Tangential to my point, I have an unconfirmed theory that Google Scholar is the one system at Google that still runs on MapReduce, the architectural anti-pattern that Dean unleashed on the world and set computer science back by years.

That would explain why it's his pet even though it's not his responsibility, and why it takes several months to reindex

Also. When I get a Googler's personal attention with this stuff, they used to say, oh my god that's terrible, I had no idea, I'm going to escalate this to Jeff Dean

They don't say that anymore after 2021, when Timnit Gebru showed everyone that what happens when you bring a serious problem to Jeff Dean's attention is he fires you and lies about you in public

sounds about right. i remember being like super into MapReeuce as a baby compsci, getting a grant to build a cluster then implementing some benchmarks based on workloads that should be as perfect for mapreduce as they could be finding real world perf to be horribly disappointing and pivoting the cluster to a VM farm that ended up being far more useful.
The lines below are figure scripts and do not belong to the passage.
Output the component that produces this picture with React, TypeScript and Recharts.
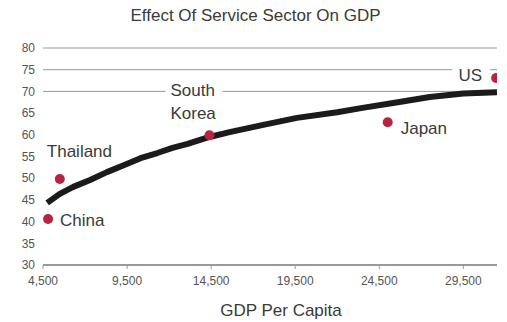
import {
  ComposedChart,
  Line,
  Scatter,
  XAxis,
  YAxis,
  ReferenceLine,
} from "recharts";

const countries = ["China", "Thailand", "South Korea", "Japan", "US"];
const countryGdp = [4800, 5500, 14400, 25000, 31450];
const countryShare = [40.6, 49.8, 59.9, 62.9, 73.1];

const trendGdp = [
  4750, 5500, 6300, 7300, 8300, 9300, 10300, 11300, 12200, 13100, 14400,
  15600, 17600, 19600, 22000, 23500, 25600, 27500, 29500, 31500,
];
const trendShare = [
  44.3, 46.4, 48.0, 49.6, 51.4, 53.0, 54.6, 55.8, 57.0, 57.9, 59.5, 60.6,
  62.3, 63.9, 65.2, 66.2, 67.5, 68.7, 69.5, 69.8,
];

const xTicks = [4500, 9500, 14500, 19500, 24500, 29500];
const yTicks = [30, 35, 40, 45, 50, 55, 60, 65, 70, 75, 80];
const gridValues = [70, 75, 80];

const pointData = countries.map((name, i) => ({
  name,
  gdp: countryGdp[i],
  share: countryShare[i],
}));
const trendData = trendGdp.map((gdp, i) => ({ gdp, trend: trendShare[i] }));

const FONT = "'Liberation Sans', Arial, sans-serif";
const TEXT = "#3a3a3a";
const DOT = "#b8233f";

// label offsets from the dot, in px
const labelPlacement: Record<
  string,
  { dx: number; dy: number; anchor: "start" | "end"; wrap?: boolean; bg?: [number, number] }
> = {
  China: { dx: 12, dy: 1, anchor: "start" },
  Thailand: { dx: -13, dy: -28, anchor: "start" },
  "South Korea": { dx: -39, dy: -45, anchor: "start", wrap: true, bg: [-44, 13] },
  Japan: { dx: 13, dy: 6, anchor: "start" },
  US: { dx: -14, dy: -3, anchor: "end", bg: [-44, -6] },
};

const CountryDot = (props: any) => {
  const { cx, cy, payload } = props;
  const p = labelPlacement[payload.name];
  const lines = p.wrap ? payload.name.split(" ") : [payload.name];
  return (
    <g>
      <circle cx={cx} cy={cy} r={5} fill={DOT} />
      {p.bg && (
        <rect
          x={cx + p.bg[0]}
          y={cy + p.dy - 8}
          width={p.bg[1] - p.bg[0]}
          height={16}
          fill="#fff"
        />
      )}
      {lines.map((t: string, i: number) => (
        <text
          key={t}
          x={cx + p.dx}
          y={cy + p.dy + i * 23 + 6}
          textAnchor={p.anchor}
          fontSize={17}
          fontFamily={FONT}
          fill={TEXT}
        >
          {t}
        </text>
      ))}
    </g>
  );
};

export default function App() {
  return (
    <div style={{ position: "absolute", left: 0, top: 0, width: 507, height: 322, background: "#fff" }}>
      <div
        style={{
          position: "absolute",
          top: 6,
          left: 2,
          width: 507,
          textAlign: "center",
          fontFamily: FONT,
          fontSize: 17,
          color: TEXT,
        }}
      >
        Effect Of Service Sector On GDP
      </div>
      <ComposedChart
        width={507}
        height={322}
        margin={{ top: 48, right: 10, bottom: 0, left: 0 }}
      >
        <XAxis
          dataKey="gdp"
          type="number"
          domain={[4500, 31500]}
          ticks={xTicks}
          allowDataOverflow
          tickFormatter={(v: number) => v.toLocaleString("en-US")}
          height={57}
          stroke="#999"
          axisLine={{ stroke: "#999", strokeWidth: 2 }}
          tickLine={{ stroke: "#999" }}
          tickSize={4}
          tickMargin={7}
          tick={{ fontSize: 12, fill: "#555", fontFamily: FONT }}
          label={{
            value: "GDP Per Capita",
            position: "insideBottom",
            offset: 6,
            dx: 11,
            fontSize: 17,
            fill: TEXT,
            fontFamily: FONT,
          }}
        />
        <YAxis
          type="number"
          domain={[30, 80]}
          ticks={yTicks}
          width={43}
          axisLine={false}
          tickLine={false}
          tickSize={0}
          tickMargin={8}
          tick={{ fontSize: 12, fill: "#555", fontFamily: FONT }}
        />
        {gridValues.map((v) => (
          <ReferenceLine key={v} y={v} stroke="#999" strokeWidth={1} />
        ))}
        <Scatter
          data={pointData}
          dataKey="share"
          shape={CountryDot}
          isAnimationActive={false}
        />
        <Line
          data={trendData}
          dataKey="trend"
          type="linear"
          stroke="#1b1b1b"
          strokeWidth={6}
          strokeLinejoin="round"
          dot={false}
          activeDot={false}
          isAnimationActive={false}
        />
      </ComposedChart>
    </div>
  );
}
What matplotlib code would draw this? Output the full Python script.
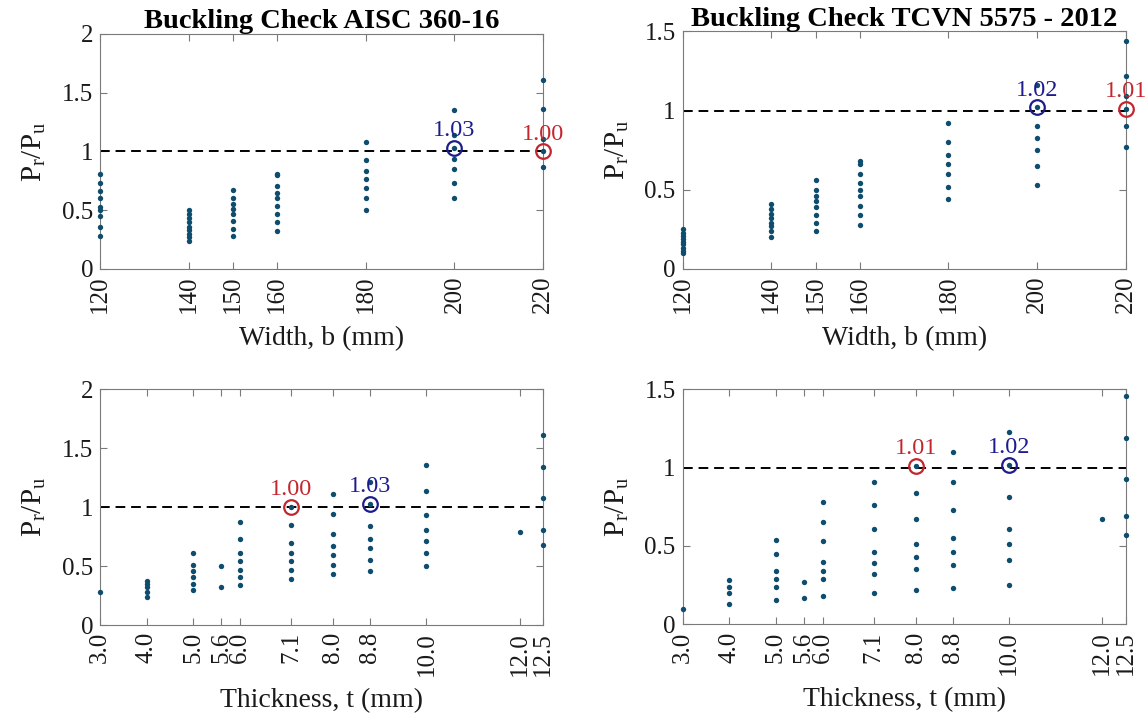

also besides the “accepting Timnit’s offer of resignation” shit (which was an important lesson about legal bullshit) that was clearly kicked off by a knee jerk reaction when someone finally read her paper before an upcoming investment focused period, i have it on good authority that he did very little about other large scale engineering blunders when it came to accessibility concerns.

Woohoo, more reasons to hate Google!

For real though, this is horrible. Wishing the best in getting names changed, or just burning down Google scholar which sounds like the best choice. :eggbug:🔥

Thanks for the write up, really well done.